*Written request*.
Transcribe the entries below exactly; leave every image out.

*Records for the task*.
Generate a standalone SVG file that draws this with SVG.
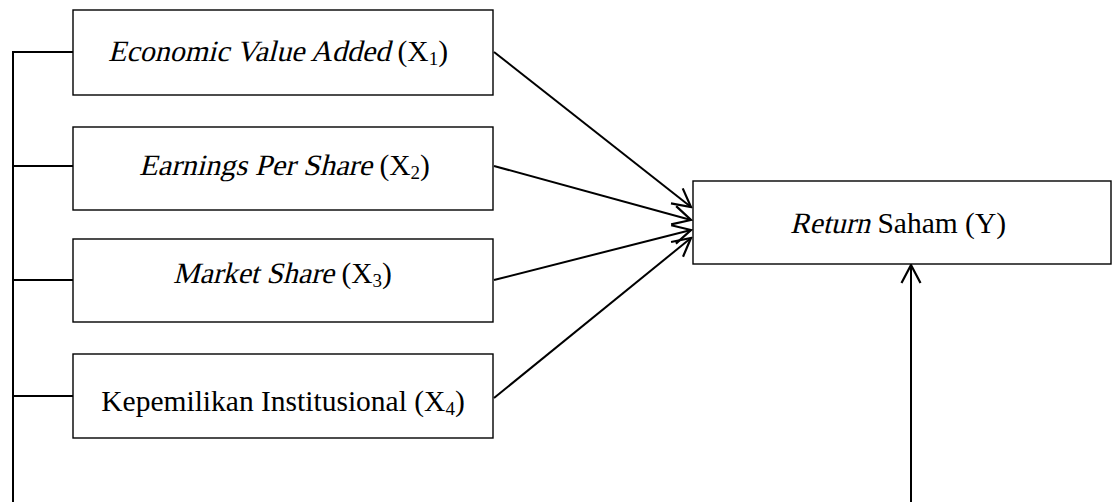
<svg xmlns="http://www.w3.org/2000/svg" width="1113" height="502" viewBox="0 0 1113 502">
  <style>
    .box { fill: #ffffff; stroke: #000000; stroke-width: 1.4; }
    .lbl { font-family: "Liberation Serif", "Times New Roman", serif; font-size: 29.5px; fill: #000000; }
    .sub { font-size: 19px; }
    .line { fill: none; stroke: #000000; stroke-width: 2; }
    .arrow { fill: none; stroke: #000000; stroke-width: 2; marker-end: url(#head); }
  </style>
  <defs>
    <marker id="head" markerUnits="userSpaceOnUse" markerWidth="24" markerHeight="24" viewBox="-22 -12 24 24" refX="0" refY="0" orient="auto">
      <path d="M -18,-9.5 L 0,0 L -18,9.5" fill="none" stroke="#000000" stroke-width="2.2"/>
    </marker>
  </defs>

  <g id="connectors">
    <polyline class="line" points="73,52 13,52 13,502"/>
    <line class="line" x1="13" y1="166" x2="73" y2="166"/>
    <line class="line" x1="13" y1="280" x2="73" y2="280"/>
    <line class="line" x1="13" y1="396" x2="73" y2="396"/>
    <line class="arrow" x1="494" y1="52" x2="691" y2="207"/>
    <line class="arrow" x1="494" y1="166" x2="691" y2="220"/>
    <line class="arrow" x1="494" y1="280" x2="691" y2="230"/>
    <line class="arrow" x1="494" y1="398" x2="691" y2="238"/>
    <line class="arrow" x1="911" y1="502" x2="911" y2="265"/>
  </g>

  <g id="node-x1">
    <rect class="box" x="73" y="10" width="420" height="85"/>
    <text class="lbl" transform="translate(108,61) skewX(-14)" x="0" y="0" textLength="282" lengthAdjust="spacingAndGlyphs">Economic Value Added</text>
    <text class="lbl" x="397.5" y="61">(X<tspan class="sub" dy="4">1</tspan><tspan dy="-4">)</tspan></text>
  </g>
  <g id="node-x2">
    <rect class="box" x="73" y="127" width="420" height="83"/>
    <text class="lbl" transform="translate(139,175) skewX(-14)" x="0" y="0" textLength="233" lengthAdjust="spacingAndGlyphs">Earnings Per Share</text>
    <text class="lbl" x="379.4" y="175">(X<tspan class="sub" dy="4">2</tspan><tspan dy="-4">)</tspan></text>
  </g>
  <g id="node-x3">
    <rect class="box" x="73" y="239" width="420" height="83"/>
    <text class="lbl" transform="translate(173,283) skewX(-14)" x="0" y="0" textLength="161" lengthAdjust="spacingAndGlyphs">Market Share</text>
    <text class="lbl" x="341.4" y="283">(X<tspan class="sub" dy="4">3</tspan><tspan dy="-4">)</tspan></text>
  </g>
  <g id="node-x4">
    <rect class="box" x="73" y="354" width="420" height="84"/>
    <text class="lbl" x="283" y="411" text-anchor="middle">Kepemilikan Institusional (X<tspan class="sub" dy="4">4</tspan><tspan dy="-4">)</tspan></text>
  </g>
  <g id="node-y">
    <rect class="box" x="693" y="181" width="418" height="83"/>
    <text class="lbl" transform="translate(790,233) skewX(-14)" x="0" y="0" textLength="80" lengthAdjust="spacingAndGlyphs">Return</text>
    <text class="lbl" x="877.4" y="233">Saham (Y)</text>
  </g>
</svg>
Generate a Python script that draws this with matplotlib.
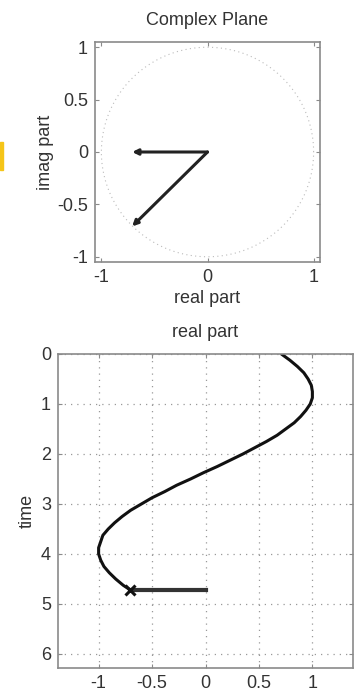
import matplotlib
matplotlib.use("Agg")
import matplotlib.pyplot as plt
from matplotlib.patches import Rectangle
import numpy as np

plt.rcParams['font.family'] = ['Liberation Sans', 'DejaVu Sans']

# --- data ---
phasor_re = [-0.71, -0.71]      # arrow tips (real part)
phasor_im = [-0.71, 0.0]        # arrow tips (imag part)
time_vals = [0.0, 0.125, 0.25, 0.375, 0.5, 0.625, 0.75, 0.875, 1.0, 1.125,
             1.25, 1.375, 1.5, 1.625, 1.75, 1.875, 2.0, 2.125, 2.25, 2.375,
             2.5, 2.625, 2.75, 2.875, 3.0, 3.125, 3.25, 3.375, 3.5, 3.625,
             3.75, 3.875, 4.0, 4.125, 4.25, 4.375, 4.5, 4.625, 4.71]
real_vals = [0.71, 0.79, 0.86, 0.92, 0.96, 0.99, 1.00, 1.00, 0.98, 0.94,
             0.89, 0.83, 0.75, 0.67, 0.57, 0.46, 0.35, 0.23, 0.11, -0.02,
             -0.14, -0.27, -0.38, -0.50, -0.60, -0.70, -0.78, -0.85, -0.91, -0.96,
             -0.98, -1.00, -1.00, -0.98, -0.95, -0.90, -0.84, -0.77, -0.71]
marker_time = 4.71
marker_real = -0.71
top_xticks = [-1, 0, 1]
top_yticks = [-1, -0.5, 0, 0.5, 1]
bot_xticks = [-1, -0.5, 0, 0.5, 1]
bot_yticks = [0, 1, 2, 3, 4, 5, 6]

W, H = 364, 695
fig = plt.figure(figsize=(W / 100, H / 100), dpi=100)
fs = 13
tick_col = '#333333'
spine_col = '#8a8a8a'

def style(ax):
    for s in ax.spines.values():
        s.set_color(spine_col)
        s.set_linewidth(1.2)
    ax.tick_params(direction='in', top=True, right=True, length=3,
                   color=spine_col, labelcolor=tick_col, labelsize=fs, pad=5)

# top axes: complex plane
ax1 = fig.add_axes([95 / W, 1 - 262 / H, 225 / W, 220 / H])
theta = np.linspace(0, 2 * np.pi, 400)
ax1.plot(np.cos(theta), np.sin(theta), linestyle=(0, (1, 3)), color='#bbbbbb', lw=0.8)
for xr, yi in zip(phasor_re, phasor_im):
    ax1.annotate('', xy=(xr, yi), xytext=(0, 0),
                 arrowprops=dict(arrowstyle='-|>', color='#222222', lw=2.2,
                                 mutation_scale=8, shrinkA=0, shrinkB=0))
ax1.set_xlim(-1.06, 1.06)
ax1.set_ylim(-1.05, 1.05)
ax1.set_xticks(top_xticks)
ax1.set_xticklabels(['-1', '0', '1'])
ax1.set_yticks(top_yticks)
ax1.set_yticklabels(['-1', '-0.5', '0', '0.5', '1'])
ax1.set_title('Complex Plane', fontsize=fs, color=tick_col, pad=12)
ax1.set_xlabel('real part', fontsize=fs, color=tick_col, labelpad=3)
ax1.set_ylabel('imag part', fontsize=fs, color=tick_col, labelpad=2)
style(ax1)

# bottom axes: real part vs time
ax2 = fig.add_axes([58 / W, 1 - 668 / H, 295 / W, 314 / H])
ax2.plot(real_vals, time_vals, color='#111111', lw=2.2,
         solid_joinstyle='round', solid_capstyle='round')
ax2.plot([marker_real, 0], [marker_time, marker_time], color='#333333', lw=3)
ax2.plot([marker_real], [marker_time], marker='x', color='#111111',
         markersize=7, mew=2.2)
ax2.set_xlim(-1.38, 1.38)
ax2.set_ylim(6.28, 0)
ax2.set_xticks(bot_xticks)
ax2.set_xticklabels(['-1', '-0.5', '0', '0.5', '1'])
ax2.set_yticks(bot_yticks)
ax2.grid(True, linestyle=(0, (1, 4)), color='#999999', lw=0.9)
ax2.set_title('real part', fontsize=fs, color=tick_col, pad=12)
ax2.set_ylabel('time', fontsize=fs, color=tick_col, labelpad=4)
style(ax2)

# small yellow mark at left edge
fig.patches.append(Rectangle((0, 1 - 170 / H), 3 / W, 28 / H,
                             transform=fig.transFigure, color='#f5c518',
                             zorder=5))

fig.savefig('out.png', dpi=100)
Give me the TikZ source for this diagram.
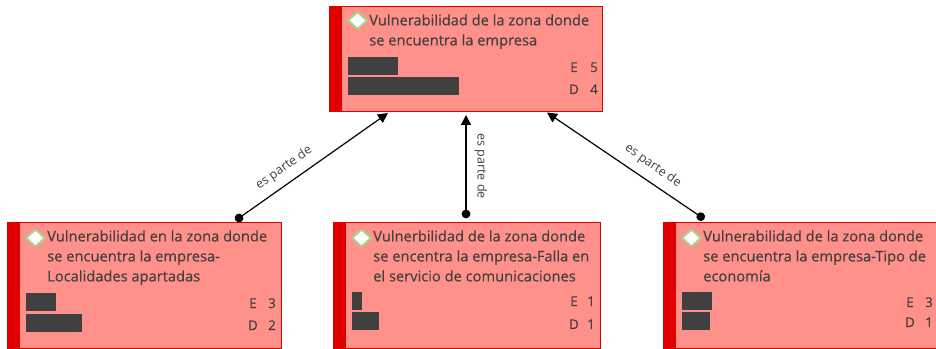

*Exercise result*.
Generate a standalone SVG file that draws this with SVG.
<svg xmlns="http://www.w3.org/2000/svg" width="1113" height="502" viewBox="0 0 1113 502">
  <style>
    .box { fill: #ffffff; stroke: #000000; stroke-width: 1.4; }
    .lbl { font-family: "Liberation Serif", "Times New Roman", serif; font-size: 29.5px; fill: #000000; }
    .sub { font-size: 19px; }
    .line { fill: none; stroke: #000000; stroke-width: 2; }
    .arrow { fill: none; stroke: #000000; stroke-width: 2; marker-end: url(#head); }
  </style>
  <defs>
    <marker id="head" markerUnits="userSpaceOnUse" markerWidth="24" markerHeight="24" viewBox="-22 -12 24 24" refX="0" refY="0" orient="auto">
      <path d="M -18,-9.5 L 0,0 L -18,9.5" fill="none" stroke="#000000" stroke-width="2.2"/>
    </marker>
  </defs>

  <g id="connectors">
    <polyline class="line" points="73,52 13,52 13,502"/>
    <line class="line" x1="13" y1="166" x2="73" y2="166"/>
    <line class="line" x1="13" y1="280" x2="73" y2="280"/>
    <line class="line" x1="13" y1="396" x2="73" y2="396"/>
    <line class="arrow" x1="494" y1="52" x2="691" y2="207"/>
    <line class="arrow" x1="494" y1="166" x2="691" y2="220"/>
    <line class="arrow" x1="494" y1="280" x2="691" y2="230"/>
    <line class="arrow" x1="494" y1="398" x2="691" y2="238"/>
    <line class="arrow" x1="911" y1="502" x2="911" y2="265"/>
  </g>

  <g id="node-x1">
    <rect class="box" x="73" y="10" width="420" height="85"/>
    <text class="lbl" transform="translate(108,61) skewX(-14)" x="0" y="0" textLength="282" lengthAdjust="spacingAndGlyphs">Economic Value Added</text>
    <text class="lbl" x="397.5" y="61">(X<tspan class="sub" dy="4">1</tspan><tspan dy="-4">)</tspan></text>
  </g>
  <g id="node-x2">
    <rect class="box" x="73" y="127" width="420" height="83"/>
    <text class="lbl" transform="translate(139,175) skewX(-14)" x="0" y="0" textLength="233" lengthAdjust="spacingAndGlyphs">Earnings Per Share</text>
    <text class="lbl" x="379.4" y="175">(X<tspan class="sub" dy="4">2</tspan><tspan dy="-4">)</tspan></text>
  </g>
  <g id="node-x3">
    <rect class="box" x="73" y="239" width="420" height="83"/>
    <text class="lbl" transform="translate(173,283) skewX(-14)" x="0" y="0" textLength="161" lengthAdjust="spacingAndGlyphs">Market Share</text>
    <text class="lbl" x="341.4" y="283">(X<tspan class="sub" dy="4">3</tspan><tspan dy="-4">)</tspan></text>
  </g>
  <g id="node-x4">
    <rect class="box" x="73" y="354" width="420" height="84"/>
    <text class="lbl" x="283" y="411" text-anchor="middle">Kepemilikan Institusional (X<tspan class="sub" dy="4">4</tspan><tspan dy="-4">)</tspan></text>
  </g>
  <g id="node-y">
    <rect class="box" x="693" y="181" width="418" height="83"/>
    <text class="lbl" transform="translate(790,233) skewX(-14)" x="0" y="0" textLength="80" lengthAdjust="spacingAndGlyphs">Return</text>
    <text class="lbl" x="877.4" y="233">Saham (Y)</text>
  </g>
</svg>
Generate a Python script that draws this with matplotlib.
import matplotlib
matplotlib.use("Agg")
import matplotlib.pyplot as plt
from matplotlib.patches import Rectangle
import numpy as np

plt.rcParams['font.family'] = ['Liberation Sans', 'DejaVu Sans']

# --- data ---
phasor_re = [-0.71, -0.71]      # arrow tips (real part)
phasor_im = [-0.71, 0.0]        # arrow tips (imag part)
time_vals = [0.0, 0.125, 0.25, 0.375, 0.5, 0.625, 0.75, 0.875, 1.0, 1.125,
             1.25, 1.375, 1.5, 1.625, 1.75, 1.875, 2.0, 2.125, 2.25, 2.375,
             2.5, 2.625, 2.75, 2.875, 3.0, 3.125, 3.25, 3.375, 3.5, 3.625,
             3.75, 3.875, 4.0, 4.125, 4.25, 4.375, 4.5, 4.625, 4.71]
real_vals = [0.71, 0.79, 0.86, 0.92, 0.96, 0.99, 1.00, 1.00, 0.98, 0.94,
             0.89, 0.83, 0.75, 0.67, 0.57, 0.46, 0.35, 0.23, 0.11, -0.02,
             -0.14, -0.27, -0.38, -0.50, -0.60, -0.70, -0.78, -0.85, -0.91, -0.96,
             -0.98, -1.00, -1.00, -0.98, -0.95, -0.90, -0.84, -0.77, -0.71]
marker_time = 4.71
marker_real = -0.71
top_xticks = [-1, 0, 1]
top_yticks = [-1, -0.5, 0, 0.5, 1]
bot_xticks = [-1, -0.5, 0, 0.5, 1]
bot_yticks = [0, 1, 2, 3, 4, 5, 6]

W, H = 364, 695
fig = plt.figure(figsize=(W / 100, H / 100), dpi=100)
fs = 13
tick_col = '#333333'
spine_col = '#8a8a8a'

def style(ax):
    for s in ax.spines.values():
        s.set_color(spine_col)
        s.set_linewidth(1.2)
    ax.tick_params(direction='in', top=True, right=True, length=3,
                   color=spine_col, labelcolor=tick_col, labelsize=fs, pad=5)

# top axes: complex plane
ax1 = fig.add_axes([95 / W, 1 - 262 / H, 225 / W, 220 / H])
theta = np.linspace(0, 2 * np.pi, 400)
ax1.plot(np.cos(theta), np.sin(theta), linestyle=(0, (1, 3)), color='#bbbbbb', lw=0.8)
for xr, yi in zip(phasor_re, phasor_im):
    ax1.annotate('', xy=(xr, yi), xytext=(0, 0),
                 arrowprops=dict(arrowstyle='-|>', color='#222222', lw=2.2,
                                 mutation_scale=8, shrinkA=0, shrinkB=0))
ax1.set_xlim(-1.06, 1.06)
ax1.set_ylim(-1.05, 1.05)
ax1.set_xticks(top_xticks)
ax1.set_xticklabels(['-1', '0', '1'])
ax1.set_yticks(top_yticks)
ax1.set_yticklabels(['-1', '-0.5', '0', '0.5', '1'])
ax1.set_title('Complex Plane', fontsize=fs, color=tick_col, pad=12)
ax1.set_xlabel('real part', fontsize=fs, color=tick_col, labelpad=3)
ax1.set_ylabel('imag part', fontsize=fs, color=tick_col, labelpad=2)
style(ax1)

# bottom axes: real part vs time
ax2 = fig.add_axes([58 / W, 1 - 668 / H, 295 / W, 314 / H])
ax2.plot(real_vals, time_vals, color='#111111', lw=2.2,
         solid_joinstyle='round', solid_capstyle='round')
ax2.plot([marker_real, 0], [marker_time, marker_time], color='#333333', lw=3)
ax2.plot([marker_real], [marker_time], marker='x', color='#111111',
         markersize=7, mew=2.2)
ax2.set_xlim(-1.38, 1.38)
ax2.set_ylim(6.28, 0)
ax2.set_xticks(bot_xticks)
ax2.set_xticklabels(['-1', '-0.5', '0', '0.5', '1'])
ax2.set_yticks(bot_yticks)
ax2.grid(True, linestyle=(0, (1, 4)), color='#999999', lw=0.9)
ax2.set_title('real part', fontsize=fs, color=tick_col, pad=12)
ax2.set_ylabel('time', fontsize=fs, color=tick_col, labelpad=4)
style(ax2)

# small yellow mark at left edge
fig.patches.append(Rectangle((0, 1 - 170 / H), 3 / W, 28 / H,
                             transform=fig.transFigure, color='#f5c518',
                             zorder=5))

fig.savefig('out.png', dpi=100)
Give me the TikZ source for this diagram.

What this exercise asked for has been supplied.